## WRITTEN INSTRUCTION
Copy out each line containing "script" from the entries below.

## DATA LISTING
==*==

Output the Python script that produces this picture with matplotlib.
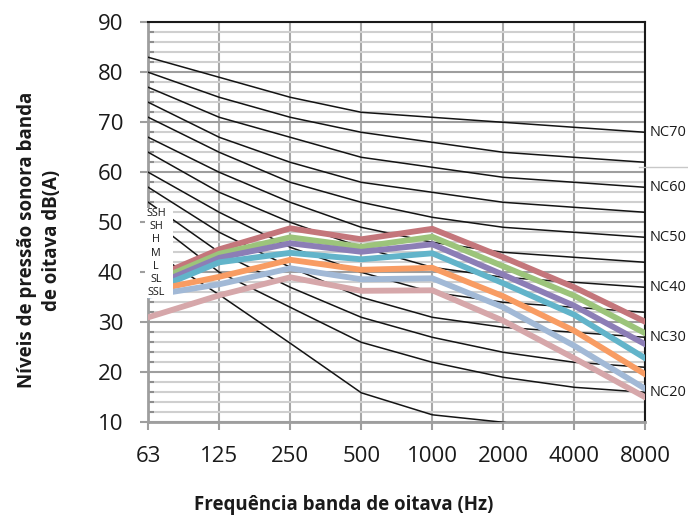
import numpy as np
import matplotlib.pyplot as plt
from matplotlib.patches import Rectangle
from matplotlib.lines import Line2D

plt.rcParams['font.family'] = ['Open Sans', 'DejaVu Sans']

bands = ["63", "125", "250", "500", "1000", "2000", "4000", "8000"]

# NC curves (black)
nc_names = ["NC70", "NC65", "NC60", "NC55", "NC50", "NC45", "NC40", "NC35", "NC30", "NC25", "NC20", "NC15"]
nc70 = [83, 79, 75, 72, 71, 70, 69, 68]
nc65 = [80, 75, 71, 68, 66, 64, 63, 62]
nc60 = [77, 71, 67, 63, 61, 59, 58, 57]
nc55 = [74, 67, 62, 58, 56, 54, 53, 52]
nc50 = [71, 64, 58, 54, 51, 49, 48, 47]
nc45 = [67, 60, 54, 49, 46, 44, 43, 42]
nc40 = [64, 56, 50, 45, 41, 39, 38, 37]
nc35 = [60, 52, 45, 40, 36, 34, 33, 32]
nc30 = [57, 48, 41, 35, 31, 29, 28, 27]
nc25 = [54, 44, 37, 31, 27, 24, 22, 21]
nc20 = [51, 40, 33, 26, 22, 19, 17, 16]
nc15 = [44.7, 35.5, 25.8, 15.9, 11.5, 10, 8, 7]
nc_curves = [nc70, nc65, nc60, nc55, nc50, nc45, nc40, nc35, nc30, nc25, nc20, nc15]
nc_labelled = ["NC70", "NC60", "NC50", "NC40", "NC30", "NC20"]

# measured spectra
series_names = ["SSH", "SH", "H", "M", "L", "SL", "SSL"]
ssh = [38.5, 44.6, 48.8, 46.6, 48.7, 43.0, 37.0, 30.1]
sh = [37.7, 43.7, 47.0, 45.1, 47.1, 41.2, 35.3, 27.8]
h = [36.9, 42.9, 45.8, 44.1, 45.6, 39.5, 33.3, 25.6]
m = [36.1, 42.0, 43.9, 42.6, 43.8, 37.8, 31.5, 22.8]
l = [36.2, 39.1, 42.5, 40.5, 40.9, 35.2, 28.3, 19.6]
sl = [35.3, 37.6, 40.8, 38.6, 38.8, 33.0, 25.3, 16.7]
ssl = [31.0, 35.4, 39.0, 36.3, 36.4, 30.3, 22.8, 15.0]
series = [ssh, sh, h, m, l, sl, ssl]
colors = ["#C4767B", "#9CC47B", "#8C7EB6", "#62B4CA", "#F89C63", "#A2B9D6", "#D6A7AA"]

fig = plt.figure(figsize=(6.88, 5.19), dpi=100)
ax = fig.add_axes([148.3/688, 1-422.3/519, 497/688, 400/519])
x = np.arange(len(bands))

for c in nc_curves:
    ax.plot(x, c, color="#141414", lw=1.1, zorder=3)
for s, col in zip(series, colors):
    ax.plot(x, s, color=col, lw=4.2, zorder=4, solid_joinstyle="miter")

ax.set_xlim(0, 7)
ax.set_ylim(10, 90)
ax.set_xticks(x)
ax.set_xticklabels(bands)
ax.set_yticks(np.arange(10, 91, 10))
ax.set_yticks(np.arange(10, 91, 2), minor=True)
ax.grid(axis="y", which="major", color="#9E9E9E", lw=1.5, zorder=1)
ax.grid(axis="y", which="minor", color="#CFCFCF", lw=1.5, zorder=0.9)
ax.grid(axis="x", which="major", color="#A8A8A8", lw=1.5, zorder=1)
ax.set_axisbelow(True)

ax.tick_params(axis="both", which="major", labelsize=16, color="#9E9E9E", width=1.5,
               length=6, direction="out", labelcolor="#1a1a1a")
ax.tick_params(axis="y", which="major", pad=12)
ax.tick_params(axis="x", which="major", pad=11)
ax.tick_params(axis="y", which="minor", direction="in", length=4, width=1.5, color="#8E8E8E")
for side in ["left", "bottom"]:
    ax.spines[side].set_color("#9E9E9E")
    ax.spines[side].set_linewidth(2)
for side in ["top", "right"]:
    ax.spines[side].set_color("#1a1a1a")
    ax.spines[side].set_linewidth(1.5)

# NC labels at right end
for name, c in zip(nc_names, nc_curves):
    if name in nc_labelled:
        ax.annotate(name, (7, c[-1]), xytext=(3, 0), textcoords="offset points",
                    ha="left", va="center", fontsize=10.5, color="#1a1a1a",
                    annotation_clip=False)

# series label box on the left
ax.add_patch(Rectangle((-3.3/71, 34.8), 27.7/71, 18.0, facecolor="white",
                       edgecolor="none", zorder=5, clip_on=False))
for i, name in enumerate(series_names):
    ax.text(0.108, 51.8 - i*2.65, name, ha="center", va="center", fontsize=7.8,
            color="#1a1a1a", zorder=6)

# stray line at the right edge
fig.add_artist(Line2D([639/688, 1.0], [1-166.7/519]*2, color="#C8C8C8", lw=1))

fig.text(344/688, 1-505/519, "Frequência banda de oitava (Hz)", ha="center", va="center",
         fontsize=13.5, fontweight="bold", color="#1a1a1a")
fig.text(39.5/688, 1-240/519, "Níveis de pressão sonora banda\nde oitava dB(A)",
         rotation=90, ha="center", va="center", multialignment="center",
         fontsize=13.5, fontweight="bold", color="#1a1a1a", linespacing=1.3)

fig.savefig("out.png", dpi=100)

==*==

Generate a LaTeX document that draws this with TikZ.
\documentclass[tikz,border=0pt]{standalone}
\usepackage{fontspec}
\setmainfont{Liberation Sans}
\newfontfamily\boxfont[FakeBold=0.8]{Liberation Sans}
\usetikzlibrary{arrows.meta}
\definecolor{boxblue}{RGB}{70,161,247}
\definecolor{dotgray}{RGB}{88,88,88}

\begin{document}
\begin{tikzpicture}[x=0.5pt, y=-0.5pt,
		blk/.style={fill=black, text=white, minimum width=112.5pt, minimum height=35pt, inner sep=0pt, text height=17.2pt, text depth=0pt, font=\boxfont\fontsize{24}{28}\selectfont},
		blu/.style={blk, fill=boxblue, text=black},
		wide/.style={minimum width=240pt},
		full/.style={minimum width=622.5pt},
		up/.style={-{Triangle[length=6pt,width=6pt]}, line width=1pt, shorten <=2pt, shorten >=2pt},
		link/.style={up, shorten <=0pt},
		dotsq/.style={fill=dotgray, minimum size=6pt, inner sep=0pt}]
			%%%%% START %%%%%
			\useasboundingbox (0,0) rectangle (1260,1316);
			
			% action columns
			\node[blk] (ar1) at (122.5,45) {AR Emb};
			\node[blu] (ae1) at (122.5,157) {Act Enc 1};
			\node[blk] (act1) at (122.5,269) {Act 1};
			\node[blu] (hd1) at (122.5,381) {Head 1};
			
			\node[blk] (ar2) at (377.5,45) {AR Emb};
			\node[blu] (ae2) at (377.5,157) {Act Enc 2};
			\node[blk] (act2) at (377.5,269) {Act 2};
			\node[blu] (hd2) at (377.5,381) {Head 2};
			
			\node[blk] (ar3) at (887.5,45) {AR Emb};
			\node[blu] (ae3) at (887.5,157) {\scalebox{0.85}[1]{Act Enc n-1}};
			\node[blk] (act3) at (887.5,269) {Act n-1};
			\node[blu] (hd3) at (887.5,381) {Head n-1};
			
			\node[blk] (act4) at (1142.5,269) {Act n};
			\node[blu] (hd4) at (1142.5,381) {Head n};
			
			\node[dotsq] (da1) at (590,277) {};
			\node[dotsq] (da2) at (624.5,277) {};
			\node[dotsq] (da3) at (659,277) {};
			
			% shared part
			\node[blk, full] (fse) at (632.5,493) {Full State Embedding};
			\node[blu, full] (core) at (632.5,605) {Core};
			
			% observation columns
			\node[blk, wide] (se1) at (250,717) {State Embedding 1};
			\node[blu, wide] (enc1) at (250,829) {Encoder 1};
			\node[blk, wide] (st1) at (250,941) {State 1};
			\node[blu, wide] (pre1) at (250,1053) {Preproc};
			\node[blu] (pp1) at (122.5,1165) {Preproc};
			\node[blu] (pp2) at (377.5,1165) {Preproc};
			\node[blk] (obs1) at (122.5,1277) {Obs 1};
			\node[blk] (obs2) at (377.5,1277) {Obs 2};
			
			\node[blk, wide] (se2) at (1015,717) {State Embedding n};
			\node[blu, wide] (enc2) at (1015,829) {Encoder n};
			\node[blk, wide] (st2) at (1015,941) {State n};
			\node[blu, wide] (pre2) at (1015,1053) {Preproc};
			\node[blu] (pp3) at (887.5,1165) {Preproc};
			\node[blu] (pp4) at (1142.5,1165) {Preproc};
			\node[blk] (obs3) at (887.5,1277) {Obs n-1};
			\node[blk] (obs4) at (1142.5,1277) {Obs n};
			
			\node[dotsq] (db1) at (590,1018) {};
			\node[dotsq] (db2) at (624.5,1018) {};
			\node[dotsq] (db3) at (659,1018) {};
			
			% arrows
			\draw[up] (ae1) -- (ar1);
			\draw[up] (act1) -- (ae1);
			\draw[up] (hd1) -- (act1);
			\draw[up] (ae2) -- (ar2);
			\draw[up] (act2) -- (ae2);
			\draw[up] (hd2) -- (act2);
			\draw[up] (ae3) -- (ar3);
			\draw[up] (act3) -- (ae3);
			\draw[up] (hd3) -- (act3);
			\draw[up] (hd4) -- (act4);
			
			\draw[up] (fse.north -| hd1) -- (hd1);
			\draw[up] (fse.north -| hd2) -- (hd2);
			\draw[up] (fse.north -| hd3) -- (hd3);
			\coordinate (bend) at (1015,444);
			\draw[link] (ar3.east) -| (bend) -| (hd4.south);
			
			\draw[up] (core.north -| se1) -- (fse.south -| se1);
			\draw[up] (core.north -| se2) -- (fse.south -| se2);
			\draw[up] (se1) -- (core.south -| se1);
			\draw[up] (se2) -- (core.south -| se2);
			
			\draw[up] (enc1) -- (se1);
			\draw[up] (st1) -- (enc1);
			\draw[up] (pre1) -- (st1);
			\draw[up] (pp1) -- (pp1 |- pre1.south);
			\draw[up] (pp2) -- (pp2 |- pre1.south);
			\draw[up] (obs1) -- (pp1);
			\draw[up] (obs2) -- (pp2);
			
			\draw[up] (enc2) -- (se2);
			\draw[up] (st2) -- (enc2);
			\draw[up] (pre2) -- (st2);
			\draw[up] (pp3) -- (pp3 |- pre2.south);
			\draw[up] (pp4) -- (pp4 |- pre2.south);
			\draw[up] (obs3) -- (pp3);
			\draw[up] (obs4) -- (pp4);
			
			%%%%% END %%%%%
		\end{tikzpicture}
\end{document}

==*==

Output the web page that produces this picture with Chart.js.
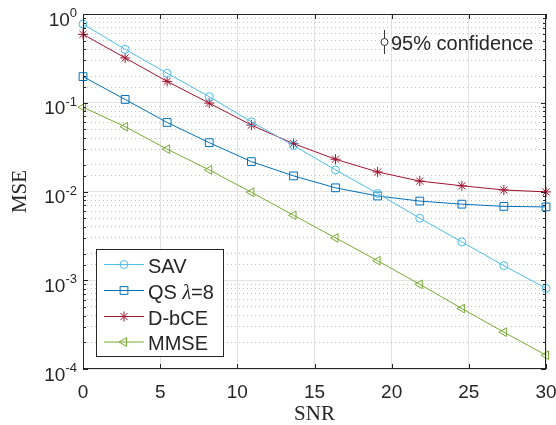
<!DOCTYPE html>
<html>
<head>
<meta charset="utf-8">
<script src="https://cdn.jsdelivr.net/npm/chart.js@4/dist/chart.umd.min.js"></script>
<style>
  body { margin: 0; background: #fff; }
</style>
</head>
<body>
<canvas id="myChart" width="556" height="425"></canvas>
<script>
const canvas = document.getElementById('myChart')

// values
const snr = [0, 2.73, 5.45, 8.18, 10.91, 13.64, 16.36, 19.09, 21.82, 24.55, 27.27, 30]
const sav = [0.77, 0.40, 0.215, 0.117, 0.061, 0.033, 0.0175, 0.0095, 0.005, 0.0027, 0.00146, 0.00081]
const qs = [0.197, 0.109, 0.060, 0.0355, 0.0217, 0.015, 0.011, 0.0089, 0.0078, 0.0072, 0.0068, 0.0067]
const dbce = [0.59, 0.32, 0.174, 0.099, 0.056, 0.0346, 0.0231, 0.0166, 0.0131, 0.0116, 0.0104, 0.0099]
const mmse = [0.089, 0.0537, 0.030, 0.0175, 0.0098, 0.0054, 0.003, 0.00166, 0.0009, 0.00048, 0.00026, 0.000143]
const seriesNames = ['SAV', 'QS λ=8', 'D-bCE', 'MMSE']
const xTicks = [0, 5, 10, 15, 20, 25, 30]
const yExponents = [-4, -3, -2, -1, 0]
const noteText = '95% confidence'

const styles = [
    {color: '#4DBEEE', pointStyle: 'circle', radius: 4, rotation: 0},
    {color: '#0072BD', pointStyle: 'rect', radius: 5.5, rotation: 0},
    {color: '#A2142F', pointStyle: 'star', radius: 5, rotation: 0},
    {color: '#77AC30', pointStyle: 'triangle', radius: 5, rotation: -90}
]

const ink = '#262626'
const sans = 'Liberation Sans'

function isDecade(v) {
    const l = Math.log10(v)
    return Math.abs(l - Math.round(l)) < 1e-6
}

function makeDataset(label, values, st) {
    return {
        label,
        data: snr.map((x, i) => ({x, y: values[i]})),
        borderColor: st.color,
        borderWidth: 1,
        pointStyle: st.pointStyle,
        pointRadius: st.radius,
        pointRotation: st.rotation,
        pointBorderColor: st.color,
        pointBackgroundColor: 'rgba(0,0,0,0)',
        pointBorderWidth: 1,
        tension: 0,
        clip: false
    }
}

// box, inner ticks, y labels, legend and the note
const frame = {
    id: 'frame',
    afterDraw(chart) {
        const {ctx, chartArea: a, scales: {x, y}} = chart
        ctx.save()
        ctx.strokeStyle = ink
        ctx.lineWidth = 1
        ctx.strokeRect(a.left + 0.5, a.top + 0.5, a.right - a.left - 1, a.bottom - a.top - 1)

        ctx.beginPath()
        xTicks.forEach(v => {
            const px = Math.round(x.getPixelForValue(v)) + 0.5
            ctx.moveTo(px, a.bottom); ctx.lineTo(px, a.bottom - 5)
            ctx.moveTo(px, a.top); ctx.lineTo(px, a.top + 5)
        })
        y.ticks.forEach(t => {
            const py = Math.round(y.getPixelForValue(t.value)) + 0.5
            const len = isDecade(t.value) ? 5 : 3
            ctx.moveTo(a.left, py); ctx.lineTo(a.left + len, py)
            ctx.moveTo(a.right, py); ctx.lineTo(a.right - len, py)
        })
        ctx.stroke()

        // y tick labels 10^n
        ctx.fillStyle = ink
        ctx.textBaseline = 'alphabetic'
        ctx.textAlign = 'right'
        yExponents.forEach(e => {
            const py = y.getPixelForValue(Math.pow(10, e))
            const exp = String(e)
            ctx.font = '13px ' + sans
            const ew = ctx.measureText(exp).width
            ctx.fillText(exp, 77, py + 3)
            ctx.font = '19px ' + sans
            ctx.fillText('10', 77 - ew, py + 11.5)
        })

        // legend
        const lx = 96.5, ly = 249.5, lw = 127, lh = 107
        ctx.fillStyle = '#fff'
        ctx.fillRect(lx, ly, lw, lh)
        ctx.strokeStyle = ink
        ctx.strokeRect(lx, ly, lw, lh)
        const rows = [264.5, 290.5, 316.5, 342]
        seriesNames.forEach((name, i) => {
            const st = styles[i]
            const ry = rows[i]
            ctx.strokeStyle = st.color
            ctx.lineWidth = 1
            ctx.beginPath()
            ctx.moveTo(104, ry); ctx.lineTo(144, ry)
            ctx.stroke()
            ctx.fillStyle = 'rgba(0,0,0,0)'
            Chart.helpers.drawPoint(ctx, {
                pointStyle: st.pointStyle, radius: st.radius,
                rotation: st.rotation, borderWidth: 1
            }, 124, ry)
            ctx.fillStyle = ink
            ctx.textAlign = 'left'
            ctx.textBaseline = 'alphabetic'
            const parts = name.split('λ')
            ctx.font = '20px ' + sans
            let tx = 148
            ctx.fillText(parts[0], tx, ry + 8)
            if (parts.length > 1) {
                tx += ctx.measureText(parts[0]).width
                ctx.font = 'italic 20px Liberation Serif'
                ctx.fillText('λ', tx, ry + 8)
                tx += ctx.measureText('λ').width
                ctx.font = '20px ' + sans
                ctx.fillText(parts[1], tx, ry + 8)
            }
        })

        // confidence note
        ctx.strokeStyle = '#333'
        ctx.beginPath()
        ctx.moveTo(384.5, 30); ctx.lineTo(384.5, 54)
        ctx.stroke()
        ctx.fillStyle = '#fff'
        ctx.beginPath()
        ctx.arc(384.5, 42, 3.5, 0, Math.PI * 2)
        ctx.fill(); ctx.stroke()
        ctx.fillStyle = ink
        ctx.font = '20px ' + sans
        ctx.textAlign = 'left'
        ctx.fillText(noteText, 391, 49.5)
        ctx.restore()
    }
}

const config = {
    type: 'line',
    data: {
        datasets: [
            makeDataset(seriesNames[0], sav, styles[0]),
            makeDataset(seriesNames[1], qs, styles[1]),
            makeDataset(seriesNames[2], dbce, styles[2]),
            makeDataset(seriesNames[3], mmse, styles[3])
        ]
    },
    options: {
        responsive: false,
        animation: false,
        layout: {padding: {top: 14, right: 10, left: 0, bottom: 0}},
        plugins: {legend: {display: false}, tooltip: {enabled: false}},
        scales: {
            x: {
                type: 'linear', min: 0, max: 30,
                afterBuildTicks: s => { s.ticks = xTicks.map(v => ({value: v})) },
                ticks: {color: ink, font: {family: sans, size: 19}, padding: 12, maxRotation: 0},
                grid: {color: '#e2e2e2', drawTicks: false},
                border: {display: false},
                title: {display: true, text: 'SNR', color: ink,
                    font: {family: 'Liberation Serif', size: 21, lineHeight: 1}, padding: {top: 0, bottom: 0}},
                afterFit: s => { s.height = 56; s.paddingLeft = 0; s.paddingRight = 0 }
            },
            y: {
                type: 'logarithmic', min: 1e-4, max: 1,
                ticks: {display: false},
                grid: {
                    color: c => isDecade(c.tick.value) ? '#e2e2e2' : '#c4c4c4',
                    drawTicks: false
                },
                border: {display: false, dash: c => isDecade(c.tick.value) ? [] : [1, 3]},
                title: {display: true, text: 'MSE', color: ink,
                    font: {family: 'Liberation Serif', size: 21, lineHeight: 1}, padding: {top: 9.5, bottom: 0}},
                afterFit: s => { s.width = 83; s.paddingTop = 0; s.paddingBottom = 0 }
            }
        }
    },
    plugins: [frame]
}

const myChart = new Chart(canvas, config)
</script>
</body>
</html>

==*==

## THE SOLUTION
Output the Python script that produces this picture with matplotlib.
<script src="https://cdn.jsdelivr.net/npm/chart.js@4/dist/chart.umd.min.js"></script>
<script>
</script>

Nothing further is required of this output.